Investment Calculation
Fixing template content requires either manual rewriting or NLP-assisted expansion tools.
Manual rewriting at scale is impractical. 10,000 products at 15 minutes per description equals 2,500 hours of content work. At agency rates of $80 to $100 per hour, that exceeds $200,000.
NLP-assisted expansion tools reduce the burden substantially. Template systems enhanced with semantic variation libraries can generate distinct content programmatically. Initial tool development requires 40 to 80 hours of technical work. The investment typically runs $15,000 to $30,000 for mid-size catalogs.
Hybrid approaches work for many retailers: automated expansion for catalog bulk, manual writing for top-revenue products representing the 20% that drive 80% of sales.
ROI Timeline
Content improvements take three to six months to manifest in rankings. Google recrawls product pages on schedules influenced by site authority and freshness signals. Patience is required.
Track leading indicators: indexed page count changes, average position movement for product-page queries, impressions for long-tail terms. These shift before traffic increases.
The competitive benchmark matters most. If competitors already have distinctive descriptions, matching their quality levels the playing field. If competitors use duplicate manufacturer content, distinctive descriptions create ranking advantage immediately.
Distinctive descriptions at scale is an engineering problem, not just a copywriting challenge.

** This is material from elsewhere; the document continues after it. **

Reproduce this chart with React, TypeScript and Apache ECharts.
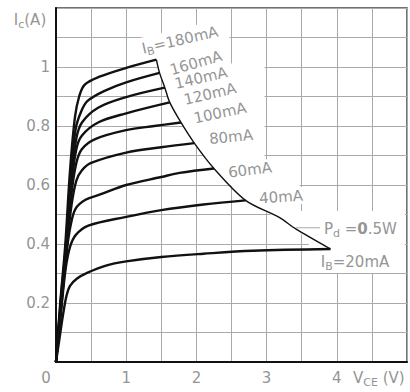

Solve it like one.
Sources:
- Content investment benchmarks: Content Marketing Institute agency rate data (https://contentmarketinginstitute.com/)
- NLP tool development costs: Clearscope and MarketMuse pricing research (https://www.clearscope.io/)
- ROI timeline: Moz ranking factor studies (https://moz.com/blog/ranking-factors)
Bottom Line
Semantic entity expansion converts the liability of templated descriptions into the asset of scalable unique content. The formula requires 80 or more words per product, 3 to 5 percent entity density, contextual framing that varies across products, and bullet points for scannability.
Templates that follow these constraints produce content satisfying both search algorithms and shoppers. The investment in template enhancement pays returns through recovered rankings and captured long-tail traffic.
The goal is not perfect prose for every product. The goal is sufficient distinctiveness that Google treats each page as individually valuable rather than a clone of its siblings.